Kirli savaş cephesinin kaybından yansıyanların en önemlisi ise Kürt halkında (yanısıra başkalarında!) hem Güney Kürdistanlı işbirlikçiler, hem ABD ve hem de dinci parti konusunda oluşturulan boş hayallerin bir kez daha yerle bir olmasıdır. Devrimci faaliyet ve mücadele açısından önemli olan da budur. Kürt sorununun düzen zemininde çözümsüz kalan karmaşık yapısı ve bunun Kürt halkında beslediği devrimci dinamizmdir önemli olan. Kürt hareketi halen bu gerçeği kabul etmeye, programını, stratejisini ve taktiğini bu katı gerçek üzerine kurmaya yanaşmıyor olsa da. Hala gericiliği ve inkarcılığı genlerine işlemiş bu kokuşmuş düzenin kendi temeli üzerinden demokratikleştirilebileceğine ve Kürt sorununun da böylece çözülebileceğine ilişkin boş hayallerini sürdürüyor olsa bile. Bunlar bugün Kürt halkının tümüyle haklı ve meşru özgürlük ve eşitlik mücadelesini handikaplarıdır kuşkusuz. Ama olaylar düzenin çözümsüzlüğünü ve çaresizliğini de döne döne sergilemektedir. Kürt halkının gerçek dostlarının ve düşmanlarının daha açık biçimde görülebilmesini kolaylaştırmaktadır. Bu düzen tabanı üzerinde az-çok kalıcı ve tatmin edici bir çözümün olanaksızlığını göstermektedir. Şu an politik açıdan önemli olan budur. Hayat devam ediyor ve katı gerçekler hükmünü icra etmeye devam edecektir.
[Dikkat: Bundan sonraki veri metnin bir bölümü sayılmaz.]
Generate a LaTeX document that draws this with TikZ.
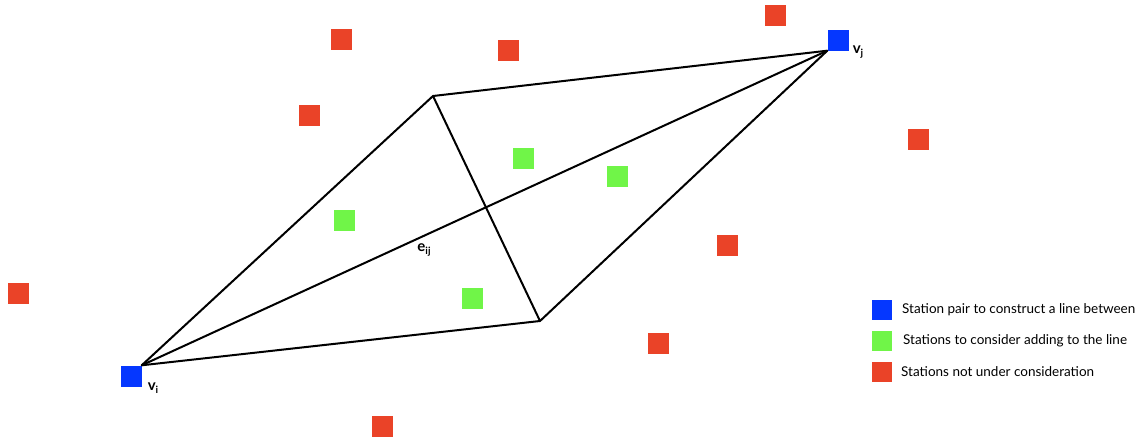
\documentclass[tikz,border=0pt]{standalone}
\usepackage{fontspec}
\setmainfont{Lato}
\definecolor{stred}{RGB}{234,67,40}
\definecolor{stgreen}{RGB}{112,245,72}
\definecolor{stblue}{RGB}{5,55,255}
\newcommand{\lowsub}[1]{\raisebox{-0.45ex}{\fontsize{10}{11}\selectfont #1}}
\tikzset{
  sq/.style={rectangle, inner sep=0pt, minimum size=21pt},
  redsq/.style={sq, fill=stred},
  greensq/.style={sq, fill=stgreen},
  bluesq/.style={sq, fill=stblue},
  legsq/.style={rectangle, inner sep=0pt, minimum size=20pt},
  edge/.style={line width=2pt, line join=round},
  lab/.style={font=\fontsize{15}{16}\selectfont\bfseries, inner sep=0pt},
  legtext/.style={font=\fontsize{13.5}{15}\selectfont, anchor=west, inner sep=0pt}
}
\begin{document}
\begin{tikzpicture}[x=1pt,y=-1pt]
\useasboundingbox (0,0) rectangle (1144,442);
% red stations
\node[redsq] (r1) at (775,15) {};
\node[redsq] (r2) at (341,39) {};
\node[redsq] (r3) at (508,50) {};
\node[redsq] (r4) at (309,115) {};
\node[redsq] (r5) at (918,139) {};
\node[redsq] (r6) at (727,245) {};
\node[redsq] (r7) at (18,293) {};
\node[redsq] (r8) at (658,343) {};
\node[redsq] (r9) at (382,426) {};
% green stations
\node[greensq] (g1) at (523,158) {};
\node[greensq] (g2) at (617,176) {};
\node[greensq] (g3) at (344,220) {};
\node[greensq] (g4) at (472,298) {};
% blue stations
\node[bluesq] (vi) at (131,376) {};
\node[bluesq] (vj) at (838,40) {};
\coordinate (top) at (433,96);
\coordinate (bot) at (540,321);
\draw[edge] (vi.north east) -- (top) -- (vj.south west) -- (bot) -- cycle;
\draw[edge] (vi.north east) -- (vj.south west);
\draw[edge] (top) -- (bot);
% labels
\node[lab] (li) at (153,388) {v\lowsub{i}};
\node[lab] (lj) at (858,52) {v\lowsub{j}};
\node[lab] (le) at (424,250) {e\lowsub{ij}};
% legend
\node[legsq, fill=stblue] (lb) at (882,310) {};
\node[legsq, fill=stgreen] (lg) at (882,341) {};
\node[legsq, fill=stred] (lr) at (882,372) {};
\node[legtext] (tb) at (902,310) {Station pair to construct a line between};
\node[legtext] (tg) at (903,341) {Stations to consider adding to the line};
\node[legtext] (tr) at (901,372) {Stations not under consideration};
\end{tikzpicture}
\end{document}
Halen sorunun gerçek muhatabı olarak Kürt halkı, yani Kürt işçisi, yoksul köylüsü, emekçisi, iki seçenekle karşı karşıyadır. Ya döne döne ortaya koyduğu devrimci dinamizmin sürekli bir biçimde boş hayallere dayalı yanlış bir çizgide heba olmasına bundan sonra da rıza gösterecektir ya da Türkiye devriminin toplumsal dinamikleriyle buluşmaya, Türk, Kürt ve diğer milliyetlerden emekçilerle buluşmaya, birleşmeye, kaynaşmaya ve böylece tüm ezilenlerin gerçek kurtuluş yolunda yürümeye yönelecektir.

Halihazırda sermaye iktidarı cephesinde yaşanan şoku büyütmenin ve kalıcı kılmanın yolu doğal olarak ikinci seçenekten, bunu gerçek kılmaktan ve mücadele içinde büyütmekten geçmektedir.